* start DATA EXCERPT *

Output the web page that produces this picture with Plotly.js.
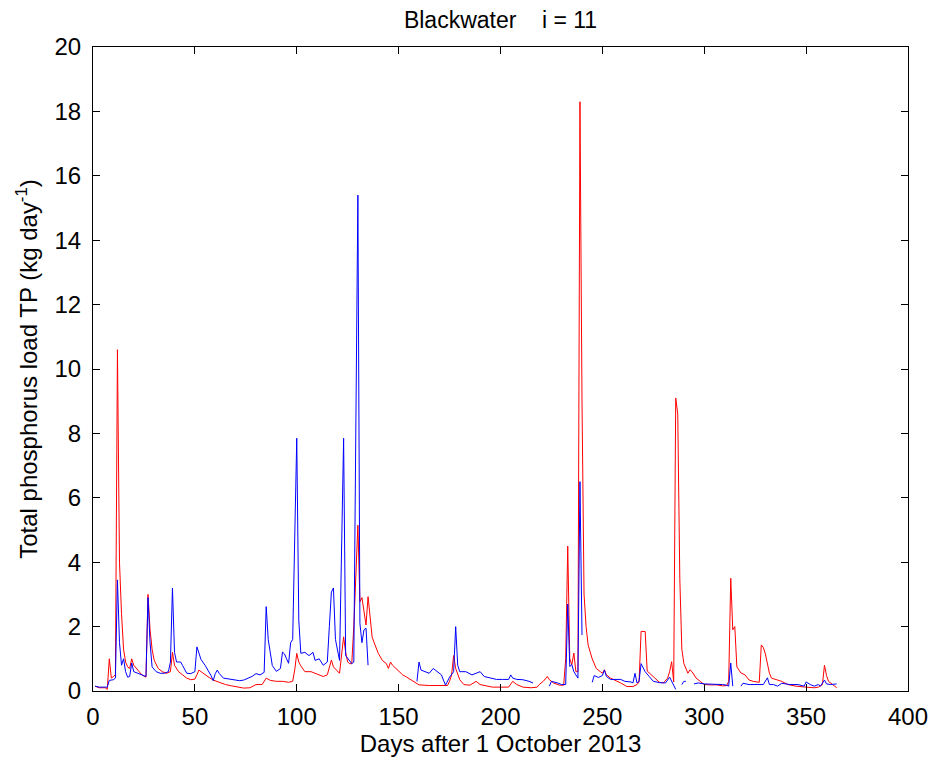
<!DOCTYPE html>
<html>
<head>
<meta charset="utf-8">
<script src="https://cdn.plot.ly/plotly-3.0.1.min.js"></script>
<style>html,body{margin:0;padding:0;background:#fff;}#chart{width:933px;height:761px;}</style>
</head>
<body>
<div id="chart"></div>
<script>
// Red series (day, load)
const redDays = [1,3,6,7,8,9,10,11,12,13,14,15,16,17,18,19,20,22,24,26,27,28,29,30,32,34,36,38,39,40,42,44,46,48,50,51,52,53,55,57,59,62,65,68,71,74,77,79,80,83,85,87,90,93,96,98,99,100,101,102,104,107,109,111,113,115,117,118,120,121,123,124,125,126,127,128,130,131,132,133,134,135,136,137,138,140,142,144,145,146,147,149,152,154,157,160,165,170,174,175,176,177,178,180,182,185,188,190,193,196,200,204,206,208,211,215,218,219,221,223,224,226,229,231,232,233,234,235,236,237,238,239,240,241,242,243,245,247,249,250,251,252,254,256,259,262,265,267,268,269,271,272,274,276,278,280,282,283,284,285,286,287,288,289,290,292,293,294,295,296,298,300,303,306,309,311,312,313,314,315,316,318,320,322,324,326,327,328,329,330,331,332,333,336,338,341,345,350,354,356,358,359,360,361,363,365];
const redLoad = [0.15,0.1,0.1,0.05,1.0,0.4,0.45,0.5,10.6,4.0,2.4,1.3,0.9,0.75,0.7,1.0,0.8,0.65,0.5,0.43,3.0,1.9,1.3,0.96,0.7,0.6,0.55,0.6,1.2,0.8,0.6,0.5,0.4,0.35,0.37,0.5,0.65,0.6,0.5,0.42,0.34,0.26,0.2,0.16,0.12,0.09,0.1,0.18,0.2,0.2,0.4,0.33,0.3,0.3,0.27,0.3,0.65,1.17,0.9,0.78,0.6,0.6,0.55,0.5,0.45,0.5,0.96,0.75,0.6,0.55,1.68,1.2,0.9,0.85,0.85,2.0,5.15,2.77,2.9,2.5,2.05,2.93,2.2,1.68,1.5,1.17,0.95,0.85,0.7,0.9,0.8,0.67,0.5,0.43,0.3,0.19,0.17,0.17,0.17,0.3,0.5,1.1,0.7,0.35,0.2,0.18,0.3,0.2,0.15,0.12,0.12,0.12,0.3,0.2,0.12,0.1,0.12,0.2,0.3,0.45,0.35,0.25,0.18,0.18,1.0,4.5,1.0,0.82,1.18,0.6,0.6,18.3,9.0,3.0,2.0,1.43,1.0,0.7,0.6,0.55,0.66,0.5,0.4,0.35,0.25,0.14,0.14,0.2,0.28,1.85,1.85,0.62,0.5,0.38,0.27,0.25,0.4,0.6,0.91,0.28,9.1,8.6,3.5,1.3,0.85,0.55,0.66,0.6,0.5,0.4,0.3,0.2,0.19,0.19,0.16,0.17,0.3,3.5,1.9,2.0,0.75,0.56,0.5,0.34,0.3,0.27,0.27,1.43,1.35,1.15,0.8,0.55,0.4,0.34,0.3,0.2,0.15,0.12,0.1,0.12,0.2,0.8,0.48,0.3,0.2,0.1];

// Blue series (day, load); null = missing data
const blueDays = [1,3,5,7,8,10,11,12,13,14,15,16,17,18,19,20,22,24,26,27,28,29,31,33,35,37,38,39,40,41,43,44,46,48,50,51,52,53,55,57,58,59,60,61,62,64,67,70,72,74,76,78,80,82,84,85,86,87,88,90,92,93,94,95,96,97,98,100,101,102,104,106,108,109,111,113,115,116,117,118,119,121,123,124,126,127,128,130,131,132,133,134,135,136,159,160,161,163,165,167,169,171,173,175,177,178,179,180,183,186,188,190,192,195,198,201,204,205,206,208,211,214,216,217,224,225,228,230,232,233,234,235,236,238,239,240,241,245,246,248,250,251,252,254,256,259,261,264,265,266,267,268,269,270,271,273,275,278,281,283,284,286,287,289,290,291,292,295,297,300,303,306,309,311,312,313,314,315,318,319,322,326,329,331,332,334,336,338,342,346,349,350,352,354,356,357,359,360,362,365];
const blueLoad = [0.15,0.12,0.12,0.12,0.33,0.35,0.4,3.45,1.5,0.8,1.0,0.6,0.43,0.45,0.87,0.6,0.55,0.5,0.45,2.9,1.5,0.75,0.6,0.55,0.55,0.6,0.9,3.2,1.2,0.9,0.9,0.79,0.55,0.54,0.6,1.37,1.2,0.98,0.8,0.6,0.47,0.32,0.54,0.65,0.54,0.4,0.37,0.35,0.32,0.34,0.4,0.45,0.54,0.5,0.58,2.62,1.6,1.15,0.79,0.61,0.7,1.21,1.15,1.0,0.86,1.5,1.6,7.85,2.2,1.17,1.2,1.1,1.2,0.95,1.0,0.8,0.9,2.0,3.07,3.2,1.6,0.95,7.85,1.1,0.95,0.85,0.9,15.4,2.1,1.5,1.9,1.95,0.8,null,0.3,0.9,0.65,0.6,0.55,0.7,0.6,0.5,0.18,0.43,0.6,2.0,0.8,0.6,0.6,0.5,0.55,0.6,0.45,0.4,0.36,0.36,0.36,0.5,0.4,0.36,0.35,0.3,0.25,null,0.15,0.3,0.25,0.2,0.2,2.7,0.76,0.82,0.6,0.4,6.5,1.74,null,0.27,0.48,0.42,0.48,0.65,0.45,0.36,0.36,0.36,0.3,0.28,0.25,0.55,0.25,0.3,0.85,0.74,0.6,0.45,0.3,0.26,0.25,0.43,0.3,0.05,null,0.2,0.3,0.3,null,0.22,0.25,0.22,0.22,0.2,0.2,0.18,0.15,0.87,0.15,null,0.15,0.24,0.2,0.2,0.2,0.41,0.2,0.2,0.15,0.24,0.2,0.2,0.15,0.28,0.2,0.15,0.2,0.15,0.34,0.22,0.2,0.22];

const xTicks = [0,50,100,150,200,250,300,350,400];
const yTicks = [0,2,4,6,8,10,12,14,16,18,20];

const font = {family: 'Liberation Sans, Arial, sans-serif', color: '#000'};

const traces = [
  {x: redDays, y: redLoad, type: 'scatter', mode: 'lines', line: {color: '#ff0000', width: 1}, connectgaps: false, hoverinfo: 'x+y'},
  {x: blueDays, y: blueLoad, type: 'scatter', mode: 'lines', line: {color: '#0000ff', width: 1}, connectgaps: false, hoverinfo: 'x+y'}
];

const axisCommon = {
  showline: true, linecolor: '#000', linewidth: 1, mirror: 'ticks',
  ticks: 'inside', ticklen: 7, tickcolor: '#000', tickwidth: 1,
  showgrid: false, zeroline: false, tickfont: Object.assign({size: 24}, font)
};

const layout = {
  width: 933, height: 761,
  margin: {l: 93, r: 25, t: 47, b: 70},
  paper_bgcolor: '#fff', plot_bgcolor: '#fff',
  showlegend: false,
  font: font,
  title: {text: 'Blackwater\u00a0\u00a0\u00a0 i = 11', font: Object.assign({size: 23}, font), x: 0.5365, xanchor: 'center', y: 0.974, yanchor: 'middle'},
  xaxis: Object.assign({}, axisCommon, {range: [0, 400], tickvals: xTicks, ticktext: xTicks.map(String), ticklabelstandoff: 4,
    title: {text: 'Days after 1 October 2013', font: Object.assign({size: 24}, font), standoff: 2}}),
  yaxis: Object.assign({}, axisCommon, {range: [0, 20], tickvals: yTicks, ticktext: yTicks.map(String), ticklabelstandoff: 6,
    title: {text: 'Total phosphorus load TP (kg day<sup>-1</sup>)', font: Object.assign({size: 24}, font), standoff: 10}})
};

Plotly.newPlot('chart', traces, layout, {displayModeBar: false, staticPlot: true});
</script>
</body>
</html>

* end DATA EXCERPT *

Output a faithful copy of the data, with each picture left out.

_FULL OUTPUT:_
Output the web page that produces this picture with Plotly.js.
<!DOCTYPE html>
<html>
<head>
<meta charset="utf-8">
<script src="https://cdn.plot.ly/plotly-3.0.1.min.js"></script>
<style>html,body{margin:0;padding:0;background:#fff;}#chart{width:933px;height:761px;}</style>
</head>
<body>
<div id="chart"></div>
<script>
// Red series (day, load)
const redDays = [1,3,6,7,8,9,10,11,12,13,14,15,16,17,18,19,20,22,24,26,27,28,29,30,32,34,36,38,39,40,42,44,46,48,50,51,52,53,55,57,59,62,65,68,71,74,77,79,80,83,85,87,90,93,96,98,99,100,101,102,104,107,109,111,113,115,117,118,120,121,123,124,125,126,127,128,130,131,132,133,134,135,136,137,138,140,142,144,145,146,147,149,152,154,157,160,165,170,174,175,176,177,178,180,182,185,188,190,193,196,200,204,206,208,211,215,218,219,221,223,224,226,229,231,232,233,234,235,236,237,238,239,240,241,242,243,245,247,249,250,251,252,254,256,259,262,265,267,268,269,271,272,274,276,278,280,282,283,284,285,286,287,288,289,290,292,293,294,295,296,298,300,303,306,309,311,312,313,314,315,316,318,320,322,324,326,327,328,329,330,331,332,333,336,338,341,345,350,354,356,358,359,360,361,363,365];
const redLoad = [0.15,0.1,0.1,0.05,1.0,0.4,0.45,0.5,10.6,4.0,2.4,1.3,0.9,0.75,0.7,1.0,0.8,0.65,0.5,0.43,3.0,1.9,1.3,0.96,0.7,0.6,0.55,0.6,1.2,0.8,0.6,0.5,0.4,0.35,0.37,0.5,0.65,0.6,0.5,0.42,0.34,0.26,0.2,0.16,0.12,0.09,0.1,0.18,0.2,0.2,0.4,0.33,0.3,0.3,0.27,0.3,0.65,1.17,0.9,0.78,0.6,0.6,0.55,0.5,0.45,0.5,0.96,0.75,0.6,0.55,1.68,1.2,0.9,0.85,0.85,2.0,5.15,2.77,2.9,2.5,2.05,2.93,2.2,1.68,1.5,1.17,0.95,0.85,0.7,0.9,0.8,0.67,0.5,0.43,0.3,0.19,0.17,0.17,0.17,0.3,0.5,1.1,0.7,0.35,0.2,0.18,0.3,0.2,0.15,0.12,0.12,0.12,0.3,0.2,0.12,0.1,0.12,0.2,0.3,0.45,0.35,0.25,0.18,0.18,1.0,4.5,1.0,0.82,1.18,0.6,0.6,18.3,9.0,3.0,2.0,1.43,1.0,0.7,0.6,0.55,0.66,0.5,0.4,0.35,0.25,0.14,0.14,0.2,0.28,1.85,1.85,0.62,0.5,0.38,0.27,0.25,0.4,0.6,0.91,0.28,9.1,8.6,3.5,1.3,0.85,0.55,0.66,0.6,0.5,0.4,0.3,0.2,0.19,0.19,0.16,0.17,0.3,3.5,1.9,2.0,0.75,0.56,0.5,0.34,0.3,0.27,0.27,1.43,1.35,1.15,0.8,0.55,0.4,0.34,0.3,0.2,0.15,0.12,0.1,0.12,0.2,0.8,0.48,0.3,0.2,0.1];

// Blue series (day, load); null = missing data
const blueDays = [1,3,5,7,8,10,11,12,13,14,15,16,17,18,19,20,22,24,26,27,28,29,31,33,35,37,38,39,40,41,43,44,46,48,50,51,52,53,55,57,58,59,60,61,62,64,67,70,72,74,76,78,80,82,84,85,86,87,88,90,92,93,94,95,96,97,98,100,101,102,104,106,108,109,111,113,115,116,117,118,119,121,123,124,126,127,128,130,131,132,133,134,135,136,159,160,161,163,165,167,169,171,173,175,177,178,179,180,183,186,188,190,192,195,198,201,204,205,206,208,211,214,216,217,224,225,228,230,232,233,234,235,236,238,239,240,241,245,246,248,250,251,252,254,256,259,261,264,265,266,267,268,269,270,271,273,275,278,281,283,284,286,287,289,290,291,292,295,297,300,303,306,309,311,312,313,314,315,318,319,322,326,329,331,332,334,336,338,342,346,349,350,352,354,356,357,359,360,362,365];
const blueLoad = [0.15,0.12,0.12,0.12,0.33,0.35,0.4,3.45,1.5,0.8,1.0,0.6,0.43,0.45,0.87,0.6,0.55,0.5,0.45,2.9,1.5,0.75,0.6,0.55,0.55,0.6,0.9,3.2,1.2,0.9,0.9,0.79,0.55,0.54,0.6,1.37,1.2,0.98,0.8,0.6,0.47,0.32,0.54,0.65,0.54,0.4,0.37,0.35,0.32,0.34,0.4,0.45,0.54,0.5,0.58,2.62,1.6,1.15,0.79,0.61,0.7,1.21,1.15,1.0,0.86,1.5,1.6,7.85,2.2,1.17,1.2,1.1,1.2,0.95,1.0,0.8,0.9,2.0,3.07,3.2,1.6,0.95,7.85,1.1,0.95,0.85,0.9,15.4,2.1,1.5,1.9,1.95,0.8,null,0.3,0.9,0.65,0.6,0.55,0.7,0.6,0.5,0.18,0.43,0.6,2.0,0.8,0.6,0.6,0.5,0.55,0.6,0.45,0.4,0.36,0.36,0.36,0.5,0.4,0.36,0.35,0.3,0.25,null,0.15,0.3,0.25,0.2,0.2,2.7,0.76,0.82,0.6,0.4,6.5,1.74,null,0.27,0.48,0.42,0.48,0.65,0.45,0.36,0.36,0.36,0.3,0.28,0.25,0.55,0.25,0.3,0.85,0.74,0.6,0.45,0.3,0.26,0.25,0.43,0.3,0.05,null,0.2,0.3,0.3,null,0.22,0.25,0.22,0.22,0.2,0.2,0.18,0.15,0.87,0.15,null,0.15,0.24,0.2,0.2,0.2,0.41,0.2,0.2,0.15,0.24,0.2,0.2,0.15,0.28,0.2,0.15,0.2,0.15,0.34,0.22,0.2,0.22];

const xTicks = [0,50,100,150,200,250,300,350,400];
const yTicks = [0,2,4,6,8,10,12,14,16,18,20];

const font = {family: 'Liberation Sans, Arial, sans-serif', color: '#000'};

const traces = [
  {x: redDays, y: redLoad, type: 'scatter', mode: 'lines', line: {color: '#ff0000', width: 1}, connectgaps: false, hoverinfo: 'x+y'},
  {x: blueDays, y: blueLoad, type: 'scatter', mode: 'lines', line: {color: '#0000ff', width: 1}, connectgaps: false, hoverinfo: 'x+y'}
];

const axisCommon = {
  showline: true, linecolor: '#000', linewidth: 1, mirror: 'ticks',
  ticks: 'inside', ticklen: 7, tickcolor: '#000', tickwidth: 1,
  showgrid: false, zeroline: false, tickfont: Object.assign({size: 24}, font)
};

const layout = {
  width: 933, height: 761,
  margin: {l: 93, r: 25, t: 47, b: 70},
  paper_bgcolor: '#fff', plot_bgcolor: '#fff',
  showlegend: false,
  font: font,
  title: {text: 'Blackwater\u00a0\u00a0\u00a0 i = 11', font: Object.assign({size: 23}, font), x: 0.5365, xanchor: 'center', y: 0.974, yanchor: 'middle'},
  xaxis: Object.assign({}, axisCommon, {range: [0, 400], tickvals: xTicks, ticktext: xTicks.map(String), ticklabelstandoff: 4,
    title: {text: 'Days after 1 October 2013', font: Object.assign({size: 24}, font), standoff: 2}}),
  yaxis: Object.assign({}, axisCommon, {range: [0, 20], tickvals: yTicks, ticktext: yTicks.map(String), ticklabelstandoff: 6,
    title: {text: 'Total phosphorus load TP (kg day<sup>-1</sup>)', font: Object.assign({size: 24}, font), standoff: 10}})
};

Plotly.newPlot('chart', traces, layout, {displayModeBar: false, staticPlot: true});
</script>
</body>
</html>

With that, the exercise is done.